* Start Stored data *

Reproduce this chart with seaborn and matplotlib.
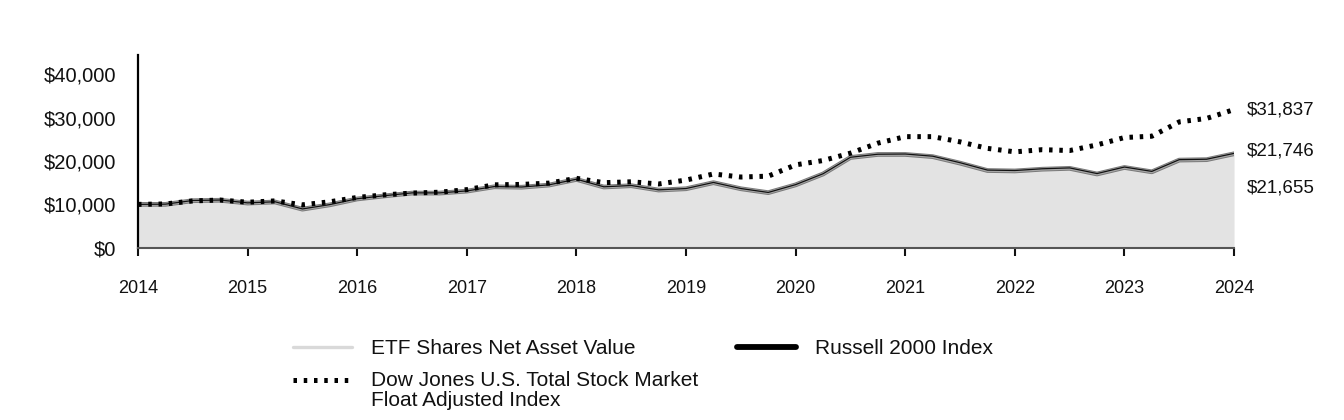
import matplotlib
matplotlib.use("Agg")
import matplotlib.pyplot as plt
from matplotlib.lines import Line2D
from matplotlib.legend_handler import HandlerLine2D
from matplotlib.ticker import FuncFormatter
import seaborn as sns
import numpy as np
import pandas as pd

sns.set_theme(style="white")
plt.rcParams['font.family'] = ['Liberation Sans', 'DejaVu Sans']

# quarterly dates 2014.00 .. 2024.00
dates = [2014 + q * 0.25 for q in range(41)]

etf = [10000, 10000, 10850, 10950, 10300, 10550, 8900, 9900, 11250, 11950,
       12600, 12600, 13050, 14050, 13950, 14450, 15750, 14000, 14300, 13300,
       13600, 15000, 13600, 12700, 14500, 17000, 20800, 21500, 21500, 21000,
       19500, 17800, 17700, 18100, 18300, 17000, 18500, 17500, 20200, 20300,
       21655]
russell = [10000, 10050, 10900, 11000, 10350, 10600, 8950, 9950, 11300, 12000,
           12650, 12650, 13100, 14100, 14000, 14500, 15800, 14050, 14350, 13350,
           13650, 15050, 13650, 12750, 14550, 17050, 20850, 21550, 21600, 21100,
           19600, 17900, 17800, 18200, 18400, 17100, 18600, 17600, 20300, 20400,
           21746]
dow = [10000, 10100, 10800, 11000, 10500, 10800, 9900, 10600, 11600, 12200,
       12600, 12800, 13400, 14500, 14600, 14900, 16000, 15000, 15200, 14700,
       15600, 17000, 16300, 16500, 19100, 20100, 21800, 24100, 25600, 25600,
       24400, 22900, 22100, 22600, 22400, 23700, 25400, 25700, 29000, 29800,
       31837]

labels = ["ETF Shares Net Asset Value", "Russell 2000 Index",
          "Dow Jones U.S. Total Stock Market\nFloat Adjusted Index"]
end_labels = ["$31,837", "$21,746", "$21,655"]
year_ticks = list(range(2014, 2025))
y_ticks = [0, 10000, 20000, 30000, 40000]

df = pd.DataFrame({"date": dates, "etf": etf, "russell": russell, "dow": dow})

fig = plt.figure(figsize=(13.44, 4.2), dpi=100)
ax = fig.add_axes([0.1027, 0.41, 0.8155, 0.459])

dots = (0, (0.7, 1.35))
ax.fill_between(df["date"], 0, df["etf"], color="#e3e3e3", lw=0, zorder=1)
sns.lineplot(data=df, x="date", y="etf", ax=ax, color="#7a7a7a", lw=3.4, zorder=2)
sns.lineplot(data=df, x="date", y="etf", ax=ax, color="#a8a8a8", lw=2.0, zorder=3)
sns.lineplot(data=df, x="date", y="russell", ax=ax, color="#111111", lw=0.9, zorder=4)
sns.lineplot(data=df, x="date", y="dow", ax=ax, color="black", lw=3.6,
             linestyle=dots, zorder=5)

ax.set_xlim(2014, 2024)
ax.set_ylim(0, 44400)
ax.set_xticks(year_ticks)
ax.set_xticklabels([str(y) for y in year_ticks], fontsize=13)
ax.set_yticks(y_ticks)
ax.yaxis.set_major_formatter(FuncFormatter(lambda v, p: "${:,.0f}".format(v)))
ax.tick_params(axis="y", labelsize=14.5, length=0, pad=16, colors="#111111")
ax.tick_params(axis="x", length=6, width=1.5, direction="out", pad=17,
               colors="#111111", bottom=True)
ax.set_xlabel("")
ax.set_ylabel("")
for s in ["top", "right"]:
    ax.spines[s].set_visible(False)
ax.spines["left"].set_color("black")
ax.spines["left"].set_linewidth(1.6)
ax.spines["bottom"].set_color("#555555")
ax.spines["bottom"].set_linewidth(1.5)

# end labels
for txt, yv in zip(end_labels, [31837, 22400, 13700]):
    ax.annotate(txt, xy=(2024, yv), xytext=(9, 0), textcoords="offset points",
                va="center", ha="left", fontsize=13.5, color="#111111",
                annotation_clip=False)


class TopAlignedLine(HandlerLine2D):
    def __init__(self, shift, **kw):
        super().__init__(**kw)
        self.shift = shift

    def create_artists(self, legend, orig_handle, xdescent, ydescent,
                       width, height, fontsize, trans):
        arts = super().create_artists(legend, orig_handle, xdescent, ydescent,
                                      width, height, fontsize, trans)
        for a in arts:
            a.set_ydata([y + self.shift for y in a.get_ydata()])
        return arts


handles = [
    Line2D([], [], color="#d9d9d9", lw=2.4),
    Line2D([], [], color="black", lw=3.6, linestyle=dots),
    Line2D([], [], color="black", lw=4.2),
]
leg = fig.legend(handles, [labels[0], labels[2], labels[1]], ncol=2,
                 loc="upper left", bbox_to_anchor=(293 / 1344, 1 - 339 / 420),
                 frameon=False, borderpad=0, borderaxespad=0,
                 fontsize=15, handlelength=2.85, handletextpad=0.9,
                 columnspacing=1.85, labelspacing=0.62,
                 handler_map={handles[1]: TopAlignedLine(shift=7.5)})
for t in leg.get_texts():
    t.set_color("#111111")
    t.set_linespacing(1.1)

fig.savefig("out.png", dpi=100)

* End Stored data *

Make an exact copy of the whole listing, but don't bring over any pictures.

Reproduce this chart with seaborn and matplotlib.
import matplotlib
matplotlib.use("Agg")
import matplotlib.pyplot as plt
from matplotlib.lines import Line2D
from matplotlib.legend_handler import HandlerLine2D
from matplotlib.ticker import FuncFormatter
import seaborn as sns
import numpy as np
import pandas as pd

sns.set_theme(style="white")
plt.rcParams['font.family'] = ['Liberation Sans', 'DejaVu Sans']

# quarterly dates 2014.00 .. 2024.00
dates = [2014 + q * 0.25 for q in range(41)]

etf = [10000, 10000, 10850, 10950, 10300, 10550, 8900, 9900, 11250, 11950,
       12600, 12600, 13050, 14050, 13950, 14450, 15750, 14000, 14300, 13300,
       13600, 15000, 13600, 12700, 14500, 17000, 20800, 21500, 21500, 21000,
       19500, 17800, 17700, 18100, 18300, 17000, 18500, 17500, 20200, 20300,
       21655]
russell = [10000, 10050, 10900, 11000, 10350, 10600, 8950, 9950, 11300, 12000,
           12650, 12650, 13100, 14100, 14000, 14500, 15800, 14050, 14350, 13350,
           13650, 15050, 13650, 12750, 14550, 17050, 20850, 21550, 21600, 21100,
           19600, 17900, 17800, 18200, 18400, 17100, 18600, 17600, 20300, 20400,
           21746]
dow = [10000, 10100, 10800, 11000, 10500, 10800, 9900, 10600, 11600, 12200,
       12600, 12800, 13400, 14500, 14600, 14900, 16000, 15000, 15200, 14700,
       15600, 17000, 16300, 16500, 19100, 20100, 21800, 24100, 25600, 25600,
       24400, 22900, 22100, 22600, 22400, 23700, 25400, 25700, 29000, 29800,
       31837]

labels = ["ETF Shares Net Asset Value", "Russell 2000 Index",
          "Dow Jones U.S. Total Stock Market\nFloat Adjusted Index"]
end_labels = ["$31,837", "$21,746", "$21,655"]
year_ticks = list(range(2014, 2025))
y_ticks = [0, 10000, 20000, 30000, 40000]

df = pd.DataFrame({"date": dates, "etf": etf, "russell": russell, "dow": dow})

fig = plt.figure(figsize=(13.44, 4.2), dpi=100)
ax = fig.add_axes([0.1027, 0.41, 0.8155, 0.459])

dots = (0, (0.7, 1.35))
ax.fill_between(df["date"], 0, df["etf"], color="#e3e3e3", lw=0, zorder=1)
sns.lineplot(data=df, x="date", y="etf", ax=ax, color="#7a7a7a", lw=3.4, zorder=2)
sns.lineplot(data=df, x="date", y="etf", ax=ax, color="#a8a8a8", lw=2.0, zorder=3)
sns.lineplot(data=df, x="date", y="russell", ax=ax, color="#111111", lw=0.9, zorder=4)
sns.lineplot(data=df, x="date", y="dow", ax=ax, color="black", lw=3.6,
             linestyle=dots, zorder=5)

ax.set_xlim(2014, 2024)
ax.set_ylim(0, 44400)
ax.set_xticks(year_ticks)
ax.set_xticklabels([str(y) for y in year_ticks], fontsize=13)
ax.set_yticks(y_ticks)
ax.yaxis.set_major_formatter(FuncFormatter(lambda v, p: "${:,.0f}".format(v)))
ax.tick_params(axis="y", labelsize=14.5, length=0, pad=16, colors="#111111")
ax.tick_params(axis="x", length=6, width=1.5, direction="out", pad=17,
               colors="#111111", bottom=True)
ax.set_xlabel("")
ax.set_ylabel("")
for s in ["top", "right"]:
    ax.spines[s].set_visible(False)
ax.spines["left"].set_color("black")
ax.spines["left"].set_linewidth(1.6)
ax.spines["bottom"].set_color("#555555")
ax.spines["bottom"].set_linewidth(1.5)

# end labels
for txt, yv in zip(end_labels, [31837, 22400, 13700]):
    ax.annotate(txt, xy=(2024, yv), xytext=(9, 0), textcoords="offset points",
                va="center", ha="left", fontsize=13.5, color="#111111",
                annotation_clip=False)


class TopAlignedLine(HandlerLine2D):
    def __init__(self, shift, **kw):
        super().__init__(**kw)
        self.shift = shift

    def create_artists(self, legend, orig_handle, xdescent, ydescent,
                       width, height, fontsize, trans):
        arts = super().create_artists(legend, orig_handle, xdescent, ydescent,
                                      width, height, fontsize, trans)
        for a in arts:
            a.set_ydata([y + self.shift for y in a.get_ydata()])
        return arts


handles = [
    Line2D([], [], color="#d9d9d9", lw=2.4),
    Line2D([], [], color="black", lw=3.6, linestyle=dots),
    Line2D([], [], color="black", lw=4.2),
]
leg = fig.legend(handles, [labels[0], labels[2], labels[1]], ncol=2,
                 loc="upper left", bbox_to_anchor=(293 / 1344, 1 - 339 / 420),
                 frameon=False, borderpad=0, borderaxespad=0,
                 fontsize=15, handlelength=2.85, handletextpad=0.9,
                 columnspacing=1.85, labelspacing=0.62,
                 handler_map={handles[1]: TopAlignedLine(shift=7.5)})
for t in leg.get_texts():
    t.set_color("#111111")
    t.set_linespacing(1.1)

fig.savefig("out.png", dpi=100)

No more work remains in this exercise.